Elmiger, haciendo camino |
Caminamos unos cientos de metros
y a mitad del tramo elegimos un lugar donde comer. Jamón serrano y chorizo que llevamos desde Madrid. Queso, mucho queso, que compramos el día anterior en
Paris, esperamos que a los próximos que cojan nuestro coche de alquiler les
agrade esa extraña mezcla de olores. Unas buenas hogazas de pan, vino y
refrescos y ya tenemos el picnic
montado. Risas y bromas hasta que un rato antes de lo esperado el helicóptero
en el cielo nos alerta de la cercanía de la carrera. Apresuradamente recogemos
los restos de la comida y nos colocamos expectantes en la cuneta a esperar a
que lleguen. Que incomparable magia la de aguardar a que pasen los ciclistas,
cuanta expectación para tan insignificante lapso de tiempo, incluso en un lugar
como Arenberg, donde el paso se produce de forma algo más escalonada, el tiempo de
espera siempre es inmensamente mayor que el que los corredores tardan en pasar.
Y sin embargo o quizá por eso mismo, es un momento tan inigualable el de sentir
que la carrera se aproxima, el de escuchar el rumor lejano, como el rugido de
una bestia descomunal acercándose, el de divisar las primeras motos de carrera
que abren camino y la exigua figura de algo que parece un ciclista entre tanta máquina. Este año
fue Martin Elmiger, luciendo su maillot de campeón de Suiza, quien pasó
destacado por el lugar donde esperábamos. Más tarde vimos a Boom y un espasmo
de emoción nos recorrió el cuerpo al ver a Flecha ligeramente destacado del
resto de favoritos. Y si…
Hola, Fabian |
¿Qué haces aquí atrás, Tom? |
Vimos a Fabian cerca, muy cerca y
no reparamos en lo retrasado que pasó Boonen, quizá porque no esperábamos verle
tan atrás, para entonces ya marchaba descolgado por culpa de la avería que lo
tuvo unos minutos detenido en la cuneta. Sin tiempo para procesar lo que había
sucedido, volvimos al coche apresuradamente. Había que darse prisa si queríamos
llegar a tiempo de ver la llegada al Velódromo, tal y como habíamos hecho tres
años antes.
Un enorme atasco nos retuvo más
de media hora en la salida de Wallers y empezamos a aceptar lo complicada que
se había vuelto nuestra misión. No importaba, en realidad, ya nada importaba
porque todo lo que estaba sucediendo ya compensaba.

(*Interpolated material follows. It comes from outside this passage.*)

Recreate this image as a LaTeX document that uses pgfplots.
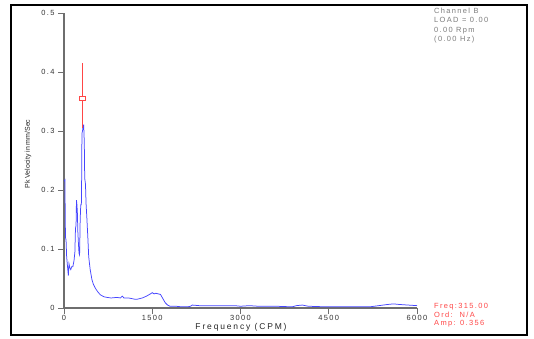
\documentclass[border=0pt]{standalone}
\usepackage{fontspec}
\setmainfont{Liberation Sans}
\usepackage{pgfplots}
\pgfplotsset{compat=1.18}
\newfontfamily\lsf[LetterSpace=18]{Liberation Sans}
\newfontfamily\xlf[LetterSpace=22]{Liberation Sans}
\definecolor{spec}{RGB}{70,70,255}
\definecolor{cur}{RGB}{255,70,70}
\definecolor{axg}{RGB}{110,110,110}
\definecolor{txtg}{RGB}{125,125,125}
\begin{document}
\begin{tikzpicture}[x=1bp,y=1bp]
\useasboundingbox (0,0) rectangle (534,-338);
\fill[white] (0,0) rectangle (534,-338);
\draw[line width=2bp] (11,-5) rectangle (527,-335);
\begin{axis}[
  at={(64bp,-308bp)}, anchor=south west,
  scale only axis, width=353bp, height=295bp,
  xmin=0, xmax=6000, ymin=0, ymax=0.5,
  axis lines*=left,
  axis line style={axg, line width=1.2bp},
  tick style={axg, line width=0.8bp},
  tick align=outside, major tick length=6bp,
  xtick={0,1500,3000,4500,6000},
  xticklabels={0,1500,3000,4500,6000},
  ytick={0,0.1,0.2,0.3,0.4,0.5},
  yticklabels={0,0.1,0.2,0.3,0.4,0.5},
  tick label style={font=\lsf\fontsize{7.5}{9}\selectfont, text=black!80},
  xticklabel style={yshift=2.5bp},
  clip=false,
]
\addplot[spec, line width=0.75bp] coordinates {
(5,0.215) (15,0.217) (25,0.12) (35,0.115) (45,0.087) (60,0.07) (74,0.055)
(85,0.075) (100,0.068) (115,0.065) (130,0.07) (150,0.07) (170,0.08) (185,0.095)
(195,0.135) (205,0.14) (212,0.183) (220,0.175) (228,0.16) (235,0.13) (245,0.11)
(255,0.093) (265,0.09) (275,0.15) (285,0.175) (295,0.175) (300,0.22) (305,0.296)
(315,0.30) (325,0.31) (335,0.31) (345,0.28) (352,0.22) (365,0.21) (375,0.177)
(390,0.15) (405,0.12) (420,0.087) (445,0.065) (475,0.048) (500,0.040) (530,0.034)
(570,0.028) (616,0.0225) (680,0.019) (730,0.018) (800,0.017) (900,0.018) (960,0.017)
(990,0.020) (1020,0.017) (1100,0.017) (1200,0.015) (1250,0.015) (1330,0.017)
(1400,0.020) (1470,0.024) (1500,0.026) (1530,0.024) (1560,0.025) (1600,0.024)
(1640,0.023) (1680,0.016) (1720,0.009) (1760,0.005) (1800,0.003) (1900,0.003)
(2000,0.002) (2100,0.002) (2150,0.003) (2180,0.005) (2300,0.004) (2500,0.004)
(2900,0.004) (3000,0.003) (3150,0.004) (3300,0.003) (3600,0.003) (3880,0.002)
(3950,0.004) (4050,0.005) (4150,0.003) (4450,0.002) (4600,0.002) (5200,0.002)
(5350,0.004) (5500,0.006) (5600,0.007) (5700,0.006) (5850,0.005) (6000,0.004)
};
\addplot[cur, line width=1bp] coordinates {(315,0.305) (315,0.415)};
\addplot[cur, line width=0.8bp, mark=square*, mark options={fill=white, draw=cur, xscale=1.3, yscale=0.9}, mark size=2.2bp, only marks] coordinates {(315,0.356)};
\end{axis}
\node[rotate=90, font=\fontsize{7}{8}\selectfont, text=black!85] at (28,-154) {Pk Velocity in mm/Sec};
\node[font=\xlf\fontsize{8.5}{10}\selectfont, text=black!85] at (241,-327) {Frequency (CPM)};
\node[anchor=north west, align=left, inner sep=0pt, font=\lsf\fontsize{7.5}{9.3}\selectfont, text=txtg] at (434,-8) {Channel B\\LOAD = 0.00\\0.00 Rpm\\(0.00 Hz)};
\node[anchor=north west, align=left, inner sep=0pt, font=\lsf\fontsize{7.5}{8.7}\selectfont, text=cur] at (434,-303) {Freq:315.00\\Ord:\ \ N/A\\Amp: 0.356};
\end{tikzpicture}
\end{document}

Y a pesar de todo, nos dio
tiempo a llegar a Roubaix y de quedarnos a unas pocas decenas de metros del
Velódromo. Y allí, apostados en la cuneta derecha del último kilómetro, vimos
llegar a Van Summeren y durante unos segundos algo más que una emoción nos
sacudió con la fuerza de una descarga eléctrica. Maillot negro con detalles
azules y blancos, barro en la cara… ¡sólo podía ser Flecha! Qué inmensa y
fabulosa alegría. Y que decepción cuando al verle pasar frente a nosotros nos
dimos cuenta de nuestro error. Aunque tampoco nos importó demasiado, no
habíamos ido hasta allí para confiar nuestro ánimo del viaje a la victoria de nadie. Todo
nos valía. Vimos pasar al grupo de Fabian, a Ballan y a Flecha, esta vez sí,
descolgado, y una vez que habíamos ubicado sobradamente la situación de
carrera, entramos en el Velódromo, no ver la llegada no tenía porque suponer no
entrar. Allí vimos llegar a la mayoría de ciclistas y cuando volvíamos al coche
comentamos que nos habían parecido muy pocos, luego nos enteraríamos de que habían tenido lugar numerosos abandonos y algún que otro fuera de control. Una última "foto de
familia" con el coche alquilado y el regreso feliz a Paris, disfrutando del hecho de que aunque puede que nunca volvamos a la Paris-Roubaix (o tardemos muchos años) lo que es seguro es que por muchos motivos nunca olvidaremos esta mañana de domingo del mes de abril de 2011.